Brexit to hit rest of UK harder than Scotland
SCOTLAND will lose up to 80,000 jobs in a decade as a result of Brexit, but the rest of the UK will suffer even more, the country’s leading economic think tank has predicted.
The Fraser of Allander Institute said Brexit would depress Scottish GDP by 2 to 5 per cent, but the UK’s greater reliance on EU trade meant it would suffer even more.
Nevertheless, even on its most optimistic scenario, based on Norway’s close relationship with the EU, the Institute said Brexit would mean 30,000 fewer Scottish jobs than there would otherwise be after 10 years, Scottish GDP down £3bn and average wages down £800.
Exports of Scottish goods would fall 12 per cent and services by 8 per cent.
Under a “hard Brexit”, currently seen as the most likely outcome, there would be 80,000 fewer Scottish jobs, Scottish GDP would be down £5bn, and wages would be £2000 a year lower.
The sectors of the economy worst hit would be wholesale and retail trade, transportation and storage, professional services and research and development, and public administration.
The report said the impact on Scotland “whilst significant, is estimated to be smaller than for the UK as a whole” in terms of GDP, jobs and wages, but added there would also be “spill-over effects” affecting Scottish firms as a result of a slower UK economy.
The differing regional effects could make “securing a consensus” about the terms of Brexit more difficult across the UK’s regions and devolved nations, it warned.
In August, a Scottish Government paper suggested Scottish GDP could be £1.7bn to £11.2bn per year lower by 2030 than it would have been without Brexit.
The Fraser of Allander Institute said its report, prepared for Holyrood’s European Committee, was the most detailed yet on the impact of EU withdrawal on Scotland.
It examined three scenarios – integrated trading relationships akin to Norway and Switzerland, and a hard Brexit based on tariffs and basic World Trade Organisation rules.
It concluded Brexit would have a “significant negative impact” on the Scottish economy in each case, with the impact getting worse the more isolated the UK was from the EU.
Both Scotland and the rest of the UK could be “less attractive locations to live and work relative to the rest of the world, since both experience significant falls in real wages and fewer employment opportunities”.
Institute director Professor Graeme Roy said: “The range of possible outcomes is driven by the nature of any post-Brexit relationship between the UK and the EU – the weaker the economic integration with the EU, the greater the negative impact.”
SNP committee convener Joan McAlpine said: “If the UK Government leads us into a hard Brexit, this indicates there could be disastrous consequences for jobs, exports and production.”
Labour’s Jackie Baillie said: “This shows the cost of the Tories’ reckless Brexit gamble. It should be heeded by the SNP – our country is already headed into uncertainty and the last thing we need is any more constitutional chaos.”

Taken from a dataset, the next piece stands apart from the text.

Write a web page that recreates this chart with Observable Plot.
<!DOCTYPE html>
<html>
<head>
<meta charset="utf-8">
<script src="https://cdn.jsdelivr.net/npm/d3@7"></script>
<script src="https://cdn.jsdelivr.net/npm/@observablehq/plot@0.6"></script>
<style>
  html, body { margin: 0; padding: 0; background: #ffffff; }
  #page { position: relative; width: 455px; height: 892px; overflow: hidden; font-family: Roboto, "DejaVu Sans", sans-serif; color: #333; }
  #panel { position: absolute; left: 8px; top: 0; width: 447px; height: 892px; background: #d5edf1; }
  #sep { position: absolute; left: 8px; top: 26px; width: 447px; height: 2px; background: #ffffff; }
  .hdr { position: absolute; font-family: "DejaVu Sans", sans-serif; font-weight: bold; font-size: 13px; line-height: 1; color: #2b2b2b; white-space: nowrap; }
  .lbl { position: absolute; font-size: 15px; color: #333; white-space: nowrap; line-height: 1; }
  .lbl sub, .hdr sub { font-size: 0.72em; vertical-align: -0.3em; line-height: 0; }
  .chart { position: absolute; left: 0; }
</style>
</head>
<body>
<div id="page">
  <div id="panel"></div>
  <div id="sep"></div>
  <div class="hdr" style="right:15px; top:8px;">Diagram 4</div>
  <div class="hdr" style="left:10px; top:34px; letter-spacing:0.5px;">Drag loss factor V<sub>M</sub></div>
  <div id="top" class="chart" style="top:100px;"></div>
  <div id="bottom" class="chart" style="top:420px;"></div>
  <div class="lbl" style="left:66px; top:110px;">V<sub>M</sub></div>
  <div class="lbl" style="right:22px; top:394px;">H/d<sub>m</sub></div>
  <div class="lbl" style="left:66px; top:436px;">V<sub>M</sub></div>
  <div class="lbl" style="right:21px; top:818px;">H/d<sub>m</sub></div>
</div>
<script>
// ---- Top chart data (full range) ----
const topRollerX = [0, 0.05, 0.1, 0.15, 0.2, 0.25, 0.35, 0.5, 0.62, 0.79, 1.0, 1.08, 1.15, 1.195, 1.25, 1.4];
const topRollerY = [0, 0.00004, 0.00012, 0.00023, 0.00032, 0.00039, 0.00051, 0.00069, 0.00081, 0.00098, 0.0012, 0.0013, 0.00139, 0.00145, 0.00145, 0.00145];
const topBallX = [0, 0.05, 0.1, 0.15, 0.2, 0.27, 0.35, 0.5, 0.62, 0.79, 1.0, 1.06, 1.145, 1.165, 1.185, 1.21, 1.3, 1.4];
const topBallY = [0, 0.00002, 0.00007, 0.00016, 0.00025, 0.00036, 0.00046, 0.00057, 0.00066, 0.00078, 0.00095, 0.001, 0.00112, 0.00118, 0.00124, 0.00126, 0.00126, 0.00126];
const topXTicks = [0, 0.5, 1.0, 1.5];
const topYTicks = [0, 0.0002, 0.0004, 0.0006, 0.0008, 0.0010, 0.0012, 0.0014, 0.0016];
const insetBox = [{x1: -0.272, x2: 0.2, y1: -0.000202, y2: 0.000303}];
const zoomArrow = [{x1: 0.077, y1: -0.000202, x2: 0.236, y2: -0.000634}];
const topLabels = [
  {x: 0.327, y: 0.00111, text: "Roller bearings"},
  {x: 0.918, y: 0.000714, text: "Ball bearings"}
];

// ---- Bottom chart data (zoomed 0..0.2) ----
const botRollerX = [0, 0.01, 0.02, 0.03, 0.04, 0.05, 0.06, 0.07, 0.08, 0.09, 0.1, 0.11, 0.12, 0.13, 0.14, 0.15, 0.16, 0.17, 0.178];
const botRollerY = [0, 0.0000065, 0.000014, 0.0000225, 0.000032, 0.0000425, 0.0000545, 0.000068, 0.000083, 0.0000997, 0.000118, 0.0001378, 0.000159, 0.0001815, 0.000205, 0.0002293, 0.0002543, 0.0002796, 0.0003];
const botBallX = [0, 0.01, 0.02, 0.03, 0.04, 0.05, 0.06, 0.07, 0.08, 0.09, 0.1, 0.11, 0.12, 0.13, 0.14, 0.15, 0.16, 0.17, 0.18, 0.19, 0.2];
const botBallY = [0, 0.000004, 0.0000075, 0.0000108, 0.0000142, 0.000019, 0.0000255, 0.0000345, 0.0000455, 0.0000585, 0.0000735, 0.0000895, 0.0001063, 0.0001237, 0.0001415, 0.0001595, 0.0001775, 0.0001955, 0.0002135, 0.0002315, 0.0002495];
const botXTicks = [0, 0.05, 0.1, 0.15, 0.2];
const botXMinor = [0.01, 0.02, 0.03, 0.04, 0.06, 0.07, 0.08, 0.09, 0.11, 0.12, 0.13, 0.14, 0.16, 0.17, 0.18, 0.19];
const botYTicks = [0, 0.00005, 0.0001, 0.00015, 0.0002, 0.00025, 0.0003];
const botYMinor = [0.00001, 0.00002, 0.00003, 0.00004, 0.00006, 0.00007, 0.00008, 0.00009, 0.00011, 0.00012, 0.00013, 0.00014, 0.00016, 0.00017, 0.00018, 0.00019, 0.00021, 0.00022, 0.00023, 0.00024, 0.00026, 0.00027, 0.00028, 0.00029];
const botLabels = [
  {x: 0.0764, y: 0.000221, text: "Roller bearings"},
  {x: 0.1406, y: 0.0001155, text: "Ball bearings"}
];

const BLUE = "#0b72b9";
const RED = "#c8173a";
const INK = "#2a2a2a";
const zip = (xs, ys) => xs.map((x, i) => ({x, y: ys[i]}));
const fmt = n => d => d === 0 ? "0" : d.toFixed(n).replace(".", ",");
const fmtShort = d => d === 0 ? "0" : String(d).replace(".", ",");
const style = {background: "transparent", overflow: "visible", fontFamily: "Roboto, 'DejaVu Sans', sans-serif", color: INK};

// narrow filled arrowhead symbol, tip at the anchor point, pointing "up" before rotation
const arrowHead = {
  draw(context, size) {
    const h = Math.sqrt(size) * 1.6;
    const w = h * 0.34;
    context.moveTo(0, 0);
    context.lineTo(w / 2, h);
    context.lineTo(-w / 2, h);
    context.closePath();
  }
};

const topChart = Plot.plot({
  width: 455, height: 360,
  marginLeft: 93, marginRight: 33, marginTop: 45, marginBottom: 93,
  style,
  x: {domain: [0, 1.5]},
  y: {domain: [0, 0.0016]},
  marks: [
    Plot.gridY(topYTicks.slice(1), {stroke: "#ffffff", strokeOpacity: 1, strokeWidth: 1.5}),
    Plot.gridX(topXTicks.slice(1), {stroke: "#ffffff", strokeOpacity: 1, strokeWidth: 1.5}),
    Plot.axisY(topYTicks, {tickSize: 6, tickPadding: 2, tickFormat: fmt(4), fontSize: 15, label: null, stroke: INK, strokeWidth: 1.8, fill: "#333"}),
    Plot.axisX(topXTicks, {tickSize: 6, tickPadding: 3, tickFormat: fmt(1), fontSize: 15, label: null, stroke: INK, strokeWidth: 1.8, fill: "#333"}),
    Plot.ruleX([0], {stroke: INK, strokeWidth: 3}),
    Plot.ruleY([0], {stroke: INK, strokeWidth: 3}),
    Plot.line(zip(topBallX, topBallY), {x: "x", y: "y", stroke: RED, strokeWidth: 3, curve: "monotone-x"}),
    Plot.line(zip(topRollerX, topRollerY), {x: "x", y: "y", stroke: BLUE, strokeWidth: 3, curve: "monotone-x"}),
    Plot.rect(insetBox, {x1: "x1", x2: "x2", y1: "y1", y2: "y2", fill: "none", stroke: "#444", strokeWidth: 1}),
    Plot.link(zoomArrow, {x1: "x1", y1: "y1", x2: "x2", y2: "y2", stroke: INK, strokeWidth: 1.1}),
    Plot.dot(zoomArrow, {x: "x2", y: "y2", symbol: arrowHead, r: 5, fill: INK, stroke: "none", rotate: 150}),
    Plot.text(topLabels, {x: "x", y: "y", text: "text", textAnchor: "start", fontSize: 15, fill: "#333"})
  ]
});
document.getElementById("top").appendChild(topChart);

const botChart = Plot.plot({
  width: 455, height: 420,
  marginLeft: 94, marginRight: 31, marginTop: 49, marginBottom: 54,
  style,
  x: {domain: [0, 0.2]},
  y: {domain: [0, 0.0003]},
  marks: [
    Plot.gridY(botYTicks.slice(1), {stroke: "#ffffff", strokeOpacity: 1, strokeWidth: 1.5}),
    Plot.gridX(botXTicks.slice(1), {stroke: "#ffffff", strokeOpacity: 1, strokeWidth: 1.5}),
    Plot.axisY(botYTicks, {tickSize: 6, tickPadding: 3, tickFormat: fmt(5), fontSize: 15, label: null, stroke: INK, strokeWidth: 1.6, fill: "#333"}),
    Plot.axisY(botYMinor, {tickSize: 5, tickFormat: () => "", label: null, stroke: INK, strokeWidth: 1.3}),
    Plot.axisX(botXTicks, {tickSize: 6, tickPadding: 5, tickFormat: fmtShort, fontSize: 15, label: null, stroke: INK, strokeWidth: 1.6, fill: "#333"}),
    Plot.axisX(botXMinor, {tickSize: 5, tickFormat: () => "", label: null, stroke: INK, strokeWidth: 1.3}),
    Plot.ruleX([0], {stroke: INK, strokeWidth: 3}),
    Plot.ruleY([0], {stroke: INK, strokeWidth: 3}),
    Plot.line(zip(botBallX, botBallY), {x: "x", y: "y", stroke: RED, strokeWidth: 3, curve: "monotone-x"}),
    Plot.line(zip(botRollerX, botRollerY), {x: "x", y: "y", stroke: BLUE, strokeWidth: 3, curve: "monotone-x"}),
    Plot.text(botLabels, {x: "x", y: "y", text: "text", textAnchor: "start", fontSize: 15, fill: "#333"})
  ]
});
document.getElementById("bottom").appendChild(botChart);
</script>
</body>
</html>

Green MSP Ross Greer added: “As the Tories ramp up the racist rhetoric, this economic research underlines the need for Scotland’s voice to be heard in Brexit negotiations.”
“Every avenue must be explored to keep Scotland in Europe and protect the right to free movement and that has to include a referendum on independence.”
But Scottish Conservative economy spokesman Dean Lockhart said: “No-one doubts the impact of Brexit will be challenging on a range of levels. However, this makes clear the impact on Scotland will be comparatively less than the rest of the UK. The SNP’s go-to excuse for Scottish economic under-performance has been completely blown out the water.”
A UK Government spokesperson said: “We have not begun negotiating our exit from the EU, so it seems very premature to draw conclusions from some highly speculative models. We are determined to get the best deal possible for the whole of the UK in the negotiations.”